# Task
Quote the data below in full, minus the images.

—————

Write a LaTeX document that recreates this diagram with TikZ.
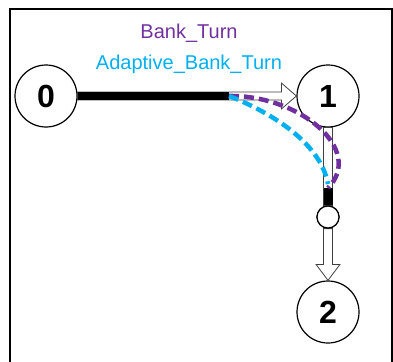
\documentclass[tikz,border=0pt]{standalone}
\usepackage{fontspec}
\setmainfont{Liberation Sans}
\usetikzlibrary{calc}
\definecolor{bankpurple}{HTML}{7030A0}
\definecolor{bankblue}{HTML}{00B0F0}
\begin{document}
\begin{tikzpicture}[x=1pt,y=-1pt,
  state/.style={circle,draw,line width=1.2pt,fill=white,minimum size=62pt,inner sep=0pt,font=\fontsize{32}{36}\selectfont\bfseries},
  waypt/.style={circle,draw,line width=1.2pt,fill=white,minimum size=22pt,inner sep=0pt},
  hollow/.style={draw=black!75,line width=0.8pt,fill=white},
  progress/.style={fill=black},
  bank/.style={bankpurple,line width=4.5pt,dash pattern=on 10pt off 5pt},
  adapt/.style={bankblue,line width=4.5pt,dash pattern=on 10pt off 5pt},
  lbl/.style={font=\fontsize{20}{24}\selectfont}]
\useasboundingbox (0,0) rectangle (393,361);
\draw[line width=1.5pt] (10,9) rectangle (392,380);
\node[lbl,text=bankpurple] (t1) at (189,33) {Bank\_Turn};
\node[lbl,text=bankblue] (t2) at (189,64) {Adaptive\_Bank\_Turn};
% nodes
\node[state] (n0) at (46,96) {0};
\node[state] (n1) at (328,96) {1};
\node[state] (n2) at (328,312) {2};
\node[waypt] (s) at (328,217) {};
\coordinate (p1) at (229,96);
\coordinate (p2) at (328,188);
\coordinate (p3) at (328,184);
% hollow arrow 0 -> 1
\draw[hollow] ($(n0.east)+(0,-4)$) -- ($(n1.west)+(-15,-4)$) -- ($(n1.west)+(-15,-13)$) -- (n1.west)
  -- ($(n1.west)+(-15,13)$) -- ($(n1.west)+(-15,4)$) -- ($(n0.east)+(0,4)$) -- cycle;
\fill[progress] ($(n0.east)+(0,-4)$) rectangle ($(p1)+(0,4)$);
% hollow shaft 1 -> waypoint
\draw[hollow] ($(n1.south)+(-4.5,0)$) rectangle ($(s.north)+(4.5,0)$);
\fill[progress] ($(p2)+(-4.5,0)$) rectangle ($(s.north)+(4.5,0)$);
% hollow arrow waypoint -> 2
\draw[hollow] ($(s.south)+(-4.5,0)$) -- ($(n2.north)+(-4.5,-16)$) -- ($(n2.north)+(-12,-16)$) -- (n2.north)
  -- ($(n2.north)+(12,-16)$) -- ($(n2.north)+(4.5,-16)$) -- ($(s.south)+(4.5,0)$) -- cycle;
\node[waypt] at (s) {};
% turn paths
\draw[bank] (p1) .. controls (300,95) and (365,150) .. (p2);
\draw[adapt] (p1) .. controls (265,110) and (320,140) .. (p3);
\end{tikzpicture}
\end{document}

—————

# In response
Write a LaTeX document that recreates this diagram with TikZ.
\documentclass[tikz,border=0pt]{standalone}
\usepackage{fontspec}
\setmainfont{Liberation Sans}
\usetikzlibrary{calc}
\definecolor{bankpurple}{HTML}{7030A0}
\definecolor{bankblue}{HTML}{00B0F0}
\begin{document}
\begin{tikzpicture}[x=1pt,y=-1pt,
  state/.style={circle,draw,line width=1.2pt,fill=white,minimum size=62pt,inner sep=0pt,font=\fontsize{32}{36}\selectfont\bfseries},
  waypt/.style={circle,draw,line width=1.2pt,fill=white,minimum size=22pt,inner sep=0pt},
  hollow/.style={draw=black!75,line width=0.8pt,fill=white},
  progress/.style={fill=black},
  bank/.style={bankpurple,line width=4.5pt,dash pattern=on 10pt off 5pt},
  adapt/.style={bankblue,line width=4.5pt,dash pattern=on 10pt off 5pt},
  lbl/.style={font=\fontsize{20}{24}\selectfont}]
\useasboundingbox (0,0) rectangle (393,361);
\draw[line width=1.5pt] (10,9) rectangle (392,380);
\node[lbl,text=bankpurple] (t1) at (189,33) {Bank\_Turn};
\node[lbl,text=bankblue] (t2) at (189,64) {Adaptive\_Bank\_Turn};
% nodes
\node[state] (n0) at (46,96) {0};
\node[state] (n1) at (328,96) {1};
\node[state] (n2) at (328,312) {2};
\node[waypt] (s) at (328,217) {};
\coordinate (p1) at (229,96);
\coordinate (p2) at (328,188);
\coordinate (p3) at (328,184);
% hollow arrow 0 -> 1
\draw[hollow] ($(n0.east)+(0,-4)$) -- ($(n1.west)+(-15,-4)$) -- ($(n1.west)+(-15,-13)$) -- (n1.west)
  -- ($(n1.west)+(-15,13)$) -- ($(n1.west)+(-15,4)$) -- ($(n0.east)+(0,4)$) -- cycle;
\fill[progress] ($(n0.east)+(0,-4)$) rectangle ($(p1)+(0,4)$);
% hollow shaft 1 -> waypoint
\draw[hollow] ($(n1.south)+(-4.5,0)$) rectangle ($(s.north)+(4.5,0)$);
\fill[progress] ($(p2)+(-4.5,0)$) rectangle ($(s.north)+(4.5,0)$);
% hollow arrow waypoint -> 2
\draw[hollow] ($(s.south)+(-4.5,0)$) -- ($(n2.north)+(-4.5,-16)$) -- ($(n2.north)+(-12,-16)$) -- (n2.north)
  -- ($(n2.north)+(12,-16)$) -- ($(n2.north)+(4.5,-16)$) -- ($(s.south)+(4.5,0)$) -- cycle;
\node[waypt] at (s) {};
% turn paths
\draw[bank] (p1) .. controls (300,95) and (365,150) .. (p2);
\draw[adapt] (p1) .. controls (265,110) and (320,140) .. (p3);
\end{tikzpicture}
\end{document}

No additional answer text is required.